■ **EXERCISE DETAILS**: Transcribe the full listing exactly, and drop every picture.

■ **DATA**:
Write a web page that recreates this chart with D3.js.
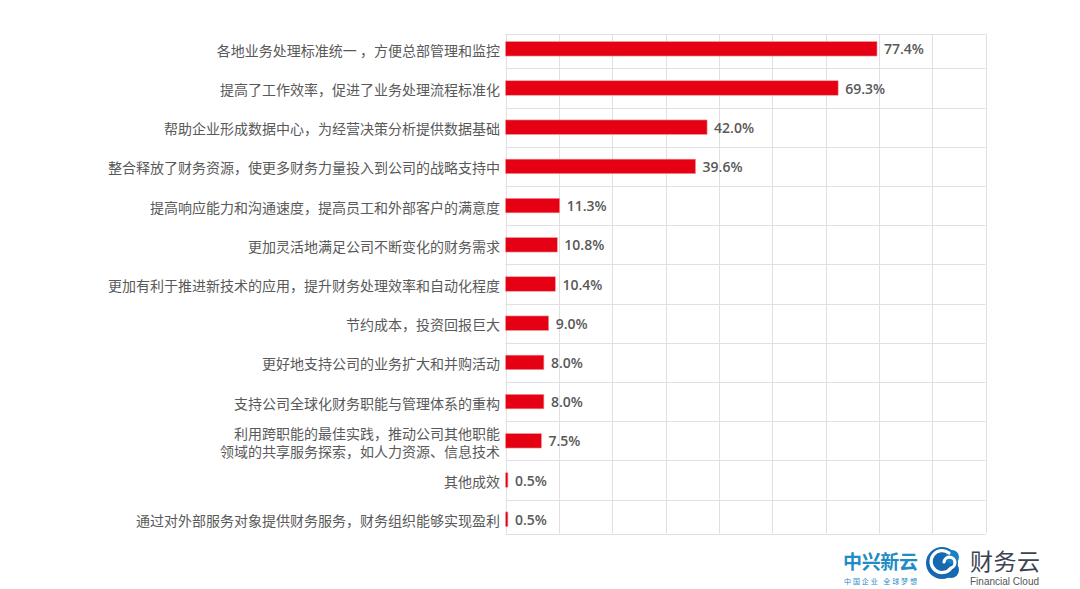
<!DOCTYPE html>
<html><head><meta charset="utf-8">
<script src="https://cdn.jsdelivr.net/npm/d3@7"></script>
<style>
body{margin:0;background:#fff}
svg{display:block}
</style>
</head><body>
<svg id="chart" width="1080" height="589"></svg>
<script>
// ---- data ----
const categories = [
  "各地业务处理标准统一 ，方便总部管理和监控",
  "提高了工作效率，促进了业务处理流程标准化",
  "帮助企业形成数据中心，为经营决策分析提供数据基础",
  "整合释放了财务资源，使更多财务力量投入到公司的战略支持中",
  "提高响应能力和沟通速度，提高员工和外部客户的满意度",
  "更加灵活地满足公司不断变化的财务需求",
  "更加有利于推进新技术的应用，提升财务处理效率和自动化程度",
  "节约成本，投资回报巨大",
  "更好地支持公司的业务扩大和并购活动",
  "支持公司全球化财务职能与管理体系的重构",
  "利用跨职能的最佳实践，推动公司其他职能\n领域的共享服务探索，如人力资源、信息技术",
  "其他成效",
  "通过对外部服务对象提供财务服务，财务组织能够实现盈利"
];
const values = [77.4, 69.3, 42.0, 39.6, 11.3, 10.8, 10.4, 9.0, 8.0, 8.0, 7.5, 0.5, 0.5];
const valueLabels = ["77.4%", "69.3%", "42.0%", "39.6%", "11.3%", "10.8%", "10.4%", "9.0%", "8.0%", "8.0%", "7.5%", "0.5%", "0.5%"];
const gridColumns = 9;
const xDomain = [0, 100];

// ---- layout ----
const svg = d3.select("#chart");
const plotLeft = 505.5, plotRight = 985.5;
const tableTop = 34, tableBottom = 533.5;
const x = d3.scaleLinear().domain(xDomain).range([plotLeft, plotRight]);
const y = d3.scaleBand().domain(categories).range([29.2, 538.8]).paddingInner(0).paddingOuter(0);
const barH = 14.5;
const gridColor = "#e1dfe3";
const textColor = "#595959";

const grid = svg.append("g").attr("class", "grid");
// vertical grid lines
const colTicks = d3.range(gridColumns + 1).map(i => xDomain[0] + (xDomain[1] - xDomain[0]) * i / gridColumns);
grid.selectAll("line.v").data(colTicks).enter().append("line")
  .attr("class", "v")
  .attr("x1", d => Math.round(x(d)) + 0.5).attr("x2", d => Math.round(x(d)) + 0.5)
  .attr("y1", tableTop).attr("y2", tableBottom)
  .attr("stroke", gridColor).attr("stroke-width", 1);
// horizontal row lines
const rowEdges = categories.slice(1).map(c => y(c));
grid.selectAll("line.h").data([tableTop].concat(rowEdges, [tableBottom])).enter().append("line")
  .attr("class", "h")
  .attr("x1", plotLeft).attr("x2", plotRight)
  .attr("y1", d => Math.round(d) + 0.5).attr("y2", d => Math.round(d) + 0.5)
  .attr("stroke", gridColor).attr("stroke-width", 1);

// bars
svg.append("g").selectAll("rect").data(values).enter().append("rect")
  .attr("x", x(0))
  .attr("y", (d, i) => y(categories[i]) + y.bandwidth() / 2 - barH / 2)
  .attr("width", d => x(d) - x(0))
  .attr("height", barH)
  .attr("fill", "#e50013")
  .attr("stroke", "#f29a9f").attr("stroke-width", 0.6);

// value labels
svg.append("g").selectAll("text").data(values).enter().append("text")
  .attr("x", d => x(d) + 7)
  .attr("y", (d, i) => y(categories[i]) + y.bandwidth() / 2)
  .attr("dominant-baseline", "central")
  .attr("font-family", "'Open Sans', 'Noto Sans', sans-serif")
  .attr("font-weight", 600)
  .attr("font-size", 14)
  .attr("fill", textColor)
  .text((d, i) => valueLabels[i]);

// category labels
const labels = svg.append("g").selectAll("text").data(categories).enter().append("text")
  .attr("text-anchor", "end")
  .attr("font-family", "'Noto Sans CJK SC', sans-serif")
  .attr("font-size", 14)
  .attr("fill", textColor);
labels.each(function(d) {
  const lines = d.split("\n");
  const cy = y(d) + y.bandwidth() / 2 + 1;
  const lh = 18;
  const t = d3.select(this);
  lines.forEach((ln, j) => {
    t.append("tspan")
      .attr("x", 500)
      .attr("y", cy + (j - (lines.length - 1) / 2) * lh)
      .attr("dominant-baseline", "central")
      .text(ln);
  });
});

// ---- logo ----
const logo = svg.append("g");
logo.append("text").attr("x", 843).attr("y", 560).attr("dominant-baseline", "central")
  .attr("font-family", "'Noto Sans CJK SC', sans-serif").attr("font-weight", 700)
  .attr("font-size", 19).attr("fill", "#1f8cc6").attr("textLength", 75).text("中兴新云");
logo.append("text").attr("x", 844).attr("y", 580.5).attr("dominant-baseline", "central")
  .attr("font-family", "'Noto Sans CJK SC', sans-serif")
  .attr("font-size", 7).attr("fill", "#1f8cc6").attr("textLength", 73).text("中国企业  全球梦想");
// emblem
const cx = 942, cy = 563;
logo.append("circle").attr("cx", cx).attr("cy", cy).attr("r", 16).attr("fill", "#1669b0");
logo.append("circle").attr("cx", cx + 9).attr("cy", cy + 7).attr("r", 8).attr("fill", "#1669b0");
logo.append("circle").attr("cx", cx + 10).attr("cy", cy - 6).attr("r", 7).attr("fill", "#1a7fc4");
logo.append("path")
  .attr("d", `M${cx + 7},${cy - 10} A11,11 0 1,0 ${cx + 9},${cy + 5} A5.5,5.5 0 1,0 ${cx + 2},${cy - 1}`)
  .attr("fill", "none").attr("stroke", "#fff").attr("stroke-width", 3.2).attr("stroke-linecap", "round");
logo.append("text").attr("x", 970).attr("y", 560).attr("dominant-baseline", "central")
  .attr("font-family", "'Noto Sans CJK SC', sans-serif").attr("font-weight", 400)
  .attr("font-size", 23).attr("fill", "#3b4352").attr("textLength", 70).text("财务云");
logo.append("text").attr("x", 970).attr("y", 581).attr("dominant-baseline", "central")
  .attr("font-family", "'Liberation Sans', Arial, sans-serif")
  .attr("font-size", 10).attr("fill", "#555").attr("textLength", 69).text("Financial Cloud");
</script>
</body></html>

■ **TASK SOLUTION**:
Write a web page that recreates this chart with D3.js.
<!DOCTYPE html>
<html><head><meta charset="utf-8">
<script src="https://cdn.jsdelivr.net/npm/d3@7"></script>
<style>
body{margin:0;background:#fff}
svg{display:block}
</style>
</head><body>
<svg id="chart" width="1080" height="589"></svg>
<script>
// ---- data ----
const categories = [
  "各地业务处理标准统一 ，方便总部管理和监控",
  "提高了工作效率，促进了业务处理流程标准化",
  "帮助企业形成数据中心，为经营决策分析提供数据基础",
  "整合释放了财务资源，使更多财务力量投入到公司的战略支持中",
  "提高响应能力和沟通速度，提高员工和外部客户的满意度",
  "更加灵活地满足公司不断变化的财务需求",
  "更加有利于推进新技术的应用，提升财务处理效率和自动化程度",
  "节约成本，投资回报巨大",
  "更好地支持公司的业务扩大和并购活动",
  "支持公司全球化财务职能与管理体系的重构",
  "利用跨职能的最佳实践，推动公司其他职能\n领域的共享服务探索，如人力资源、信息技术",
  "其他成效",
  "通过对外部服务对象提供财务服务，财务组织能够实现盈利"
];
const values = [77.4, 69.3, 42.0, 39.6, 11.3, 10.8, 10.4, 9.0, 8.0, 8.0, 7.5, 0.5, 0.5];
const valueLabels = ["77.4%", "69.3%", "42.0%", "39.6%", "11.3%", "10.8%", "10.4%", "9.0%", "8.0%", "8.0%", "7.5%", "0.5%", "0.5%"];
const gridColumns = 9;
const xDomain = [0, 100];

// ---- layout ----
const svg = d3.select("#chart");
const plotLeft = 505.5, plotRight = 985.5;
const tableTop = 34, tableBottom = 533.5;
const x = d3.scaleLinear().domain(xDomain).range([plotLeft, plotRight]);
const y = d3.scaleBand().domain(categories).range([29.2, 538.8]).paddingInner(0).paddingOuter(0);
const barH = 14.5;
const gridColor = "#e1dfe3";
const textColor = "#595959";

const grid = svg.append("g").attr("class", "grid");
// vertical grid lines
const colTicks = d3.range(gridColumns + 1).map(i => xDomain[0] + (xDomain[1] - xDomain[0]) * i / gridColumns);
grid.selectAll("line.v").data(colTicks).enter().append("line")
  .attr("class", "v")
  .attr("x1", d => Math.round(x(d)) + 0.5).attr("x2", d => Math.round(x(d)) + 0.5)
  .attr("y1", tableTop).attr("y2", tableBottom)
  .attr("stroke", gridColor).attr("stroke-width", 1);
// horizontal row lines
const rowEdges = categories.slice(1).map(c => y(c));
grid.selectAll("line.h").data([tableTop].concat(rowEdges, [tableBottom])).enter().append("line")
  .attr("class", "h")
  .attr("x1", plotLeft).attr("x2", plotRight)
  .attr("y1", d => Math.round(d) + 0.5).attr("y2", d => Math.round(d) + 0.5)
  .attr("stroke", gridColor).attr("stroke-width", 1);

// bars
svg.append("g").selectAll("rect").data(values).enter().append("rect")
  .attr("x", x(0))
  .attr("y", (d, i) => y(categories[i]) + y.bandwidth() / 2 - barH / 2)
  .attr("width", d => x(d) - x(0))
  .attr("height", barH)
  .attr("fill", "#e50013")
  .attr("stroke", "#f29a9f").attr("stroke-width", 0.6);

// value labels
svg.append("g").selectAll("text").data(values).enter().append("text")
  .attr("x", d => x(d) + 7)
  .attr("y", (d, i) => y(categories[i]) + y.bandwidth() / 2)
  .attr("dominant-baseline", "central")
  .attr("font-family", "'Open Sans', 'Noto Sans', sans-serif")
  .attr("font-weight", 600)
  .attr("font-size", 14)
  .attr("fill", textColor)
  .text((d, i) => valueLabels[i]);

// category labels
const labels = svg.append("g").selectAll("text").data(categories).enter().append("text")
  .attr("text-anchor", "end")
  .attr("font-family", "'Noto Sans CJK SC', sans-serif")
  .attr("font-size", 14)
  .attr("fill", textColor);
labels.each(function(d) {
  const lines = d.split("\n");
  const cy = y(d) + y.bandwidth() / 2 + 1;
  const lh = 18;
  const t = d3.select(this);
  lines.forEach((ln, j) => {
    t.append("tspan")
      .attr("x", 500)
      .attr("y", cy + (j - (lines.length - 1) / 2) * lh)
      .attr("dominant-baseline", "central")
      .text(ln);
  });
});

// ---- logo ----
const logo = svg.append("g");
logo.append("text").attr("x", 843).attr("y", 560).attr("dominant-baseline", "central")
  .attr("font-family", "'Noto Sans CJK SC', sans-serif").attr("font-weight", 700)
  .attr("font-size", 19).attr("fill", "#1f8cc6").attr("textLength", 75).text("中兴新云");
logo.append("text").attr("x", 844).attr("y", 580.5).attr("dominant-baseline", "central")
  .attr("font-family", "'Noto Sans CJK SC', sans-serif")
  .attr("font-size", 7).attr("fill", "#1f8cc6").attr("textLength", 73).text("中国企业  全球梦想");
// emblem
const cx = 942, cy = 563;
logo.append("circle").attr("cx", cx).attr("cy", cy).attr("r", 16).attr("fill", "#1669b0");
logo.append("circle").attr("cx", cx + 9).attr("cy", cy + 7).attr("r", 8).attr("fill", "#1669b0");
logo.append("circle").attr("cx", cx + 10).attr("cy", cy - 6).attr("r", 7).attr("fill", "#1a7fc4");
logo.append("path")
  .attr("d", `M${cx + 7},${cy - 10} A11,11 0 1,0 ${cx + 9},${cy + 5} A5.5,5.5 0 1,0 ${cx + 2},${cy - 1}`)
  .attr("fill", "none").attr("stroke", "#fff").attr("stroke-width", 3.2).attr("stroke-linecap", "round");
logo.append("text").attr("x", 970).attr("y", 560).attr("dominant-baseline", "central")
  .attr("font-family", "'Noto Sans CJK SC', sans-serif").attr("font-weight", 400)
  .attr("font-size", 23).attr("fill", "#3b4352").attr("textLength", 70).text("财务云");
logo.append("text").attr("x", 970).attr("y", 581).attr("dominant-baseline", "central")
  .attr("font-family", "'Liberation Sans', Arial, sans-serif")
  .attr("font-size", 10).attr("fill", "#555").attr("textLength", 69).text("Financial Cloud");
</script>
</body></html>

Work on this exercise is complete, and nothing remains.